D.C. beckons SRU students for Black History Month trip
SRU students will visit Malcolm X Park as part a cultural immersion trip to Washington, D.C. Feb. 26-28. The trip is the final event of SRU’s Black History Month celebration.
Feb. 22, 2016
SLIPPERY ROCK, Pa. - A delegation of 45 Slippery Rock University students will visit the nation's capital Feb. 26-28 for a "Cultural Immersion Trip." It is the final event in SRU's Black History Month celebration.
"This trip is a wonderful opportunity for these students to see historic and cultural sites that are so important to the black experience," said Lia Paradis, associate professor of history and department chair. "The story of America's rise is, in large part, the story of African slaves and their slave descendants. The various events and exhibits that students are going to see will honor that truth and illustrate how the legacy of that story continues to shape black Americans' lives to this day. For students of color, a trip like this reaffirms the enormity and importance of their history. And for all students, it is a chance to learn more."

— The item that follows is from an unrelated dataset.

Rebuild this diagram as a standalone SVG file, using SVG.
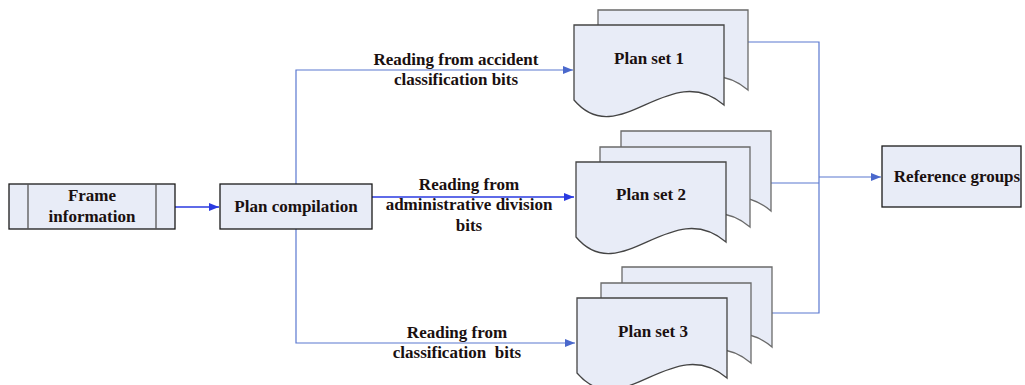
<svg xmlns="http://www.w3.org/2000/svg" xmlns:xlink="http://www.w3.org/1999/xlink" width="1025" height="385" viewBox="0 0 1025 385">
<style>
.box{fill:#e8ecf7;stroke:#1a1a1a;stroke-width:1.3}
.inner{stroke:#555;stroke-width:1.3}
.doc{fill:#e8ecf7;stroke:#6a6a6a;stroke-width:1.3}
.docf{fill:#e8ecf7;stroke:#444;stroke-width:1.3}
.lbl{font-family:"Liberation Serif","Times New Roman",serif;font-weight:bold;font-size:17px;fill:#1a1010;text-anchor:middle}
.c{fill:none;stroke:#5a78d0;stroke-width:1.2}
.cs{fill:none;stroke:#2a3ae0;stroke-width:1.3}
</style>
<defs>
<marker id="ah" viewBox="0 0 10 8" refX="10" refY="4" markerWidth="10" markerHeight="8" markerUnits="userSpaceOnUse" orient="auto">
<path d="M0,0 L10,4 L0,8 Z" fill="#4a68cc"/>
</marker>
<marker id="ahs" viewBox="0 0 10 8" refX="10" refY="4" markerWidth="10" markerHeight="8" markerUnits="userSpaceOnUse" orient="auto">
<path d="M0,0 L10,4 L0,8 Z" fill="#2a3ae0"/>
</marker>
<path id="docshape" d="M0,0 H150 V80 C95,33 45,128 0,75 Z"/>
</defs>

<g id="connectors">
<path class="cs" d="M175,207 H219" marker-end="url(#ahs)"/>
<path class="c" d="M296,184 V70 H573" marker-end="url(#ah)"/>
<path class="cs" d="M372,197 H574" marker-end="url(#ahs)"/>
<path class="c" d="M296,229 V343 H575" marker-end="url(#ah)"/>
<path class="c" d="M748,42 H819 V313 H772"/>
<path class="c" d="M771,183 H819"/>
<path class="c" d="M819,177 H881" marker-end="url(#ah)"/>
</g>

<g id="frame-information">
<rect class="box" x="9" y="184" width="166" height="45"/>
<line class="inner" x1="28" y1="184" x2="28" y2="229"/>
<line class="inner" x1="156" y1="184" x2="156" y2="229"/>
<text class="lbl" x="92" y="201">Frame</text>
<text class="lbl" x="92" y="222">information</text>
</g>

<g id="plan-compilation">
<rect class="box" x="220" y="184" width="152" height="45"/>
<text class="lbl" x="296" y="212">Plan compilation</text>
</g>

<g id="label-1">
<text class="lbl" x="456" y="65">Reading from accident</text>
<text class="lbl" x="456" y="85">classification bits</text>
</g>
<g id="label-2">
<text class="lbl" x="469" y="190">Reading from</text>
<text class="lbl" x="469" y="210">administrative division</text>
<text class="lbl" x="469" y="231">bits</text>
</g>
<g id="label-3">
<text class="lbl" x="457" y="338">Reading from</text>
<text class="lbl" x="457" y="358" xml:space="preserve">classification  bits</text>
</g>

<g id="plan-set-1">
<use href="#docshape" class="doc" x="598" y="10"/>
<use href="#docshape" class="docf" x="574" y="25"/>
<text class="lbl" x="649" y="64">Plan set 1</text>
</g>

<g id="plan-set-2">
<use href="#docshape" class="doc" x="621" y="131"/>
<use href="#docshape" class="doc" x="600" y="147"/>
<use href="#docshape" class="docf" x="576" y="162"/>
<text class="lbl" x="651" y="200">Plan set 2</text>
</g>

<g id="plan-set-3">
<use href="#docshape" class="doc" x="622" y="267"/>
<use href="#docshape" class="doc" x="601" y="283"/>
<use href="#docshape" class="docf" x="577" y="298"/>
<text class="lbl" x="653" y="337">Plan set 3</text>
</g>

<g id="reference-groups">
<rect class="box" x="882" y="146" width="139" height="61"/>
<text class="lbl" x="957" y="182">Reference groups</text>
</g>
</svg>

As part of the excursion, students will visit the Mary McLeod Bethune House honoring the late civil rights advocate for African American education the Smithsonian's National Museum of African American History and Culture as well as the United States Holocaust Museum.
Other destinations could include Malcolm X Park, the mansion where Frederick Douglass lived in the 1880s and the Anacostia Community Museum.
"We have also scheduled a visit to Howard University, a very prominent historically black university," said Corinne Gibson, SRU director of the Office of Multicultural Development. "We will have a tour and meet some students."
To add to the experience, students will have a group meal at a soul food restaurant and will be given a metro pass to tour the city.
The culture of Washington, D.C., is infused with African American history. According to Washington.org, "With its Southern connections, Washington has always had a significant African American population. Before the Civil War, the city was home to a growing number of free blacks that worked as skilled craftsmen, hack drivers, businessmen and laborers. It also included enslaved African Americans and was the site of slave auctions before they were outlawed in the city in 1850.
"Slaves owned in Washington were emancipated on April 16, 1862, nine months before Lincoln's Emancipation Proclamation of Jan. 1, 1863. Washington remained home to a large African American population, which created vibrant communities and championed civil rights despite racial segregation and prejudice. DC's unique history is shaped by this strong African American heritage."
Aaron Carr, a communication major from Erie, said he has never been to the District of Columbia. Aside from seeing "a lot of history," Carr said he plans to take a "selfie" in front of the White House.
Carr said the road trip illustrates the contributions of the student-led Black Action Society, one of the groups that have been involved with SRU's Black History Month.
"They always have a week full of different programs leading up to the cultural trip," he said. "The excursion that we will be going on will teach us a lot about African-American history in this area. It's a three-day trip where we leave Friday morning till Sunday afternoon for $60 bucks and enjoy a wonderful weekend full of activities."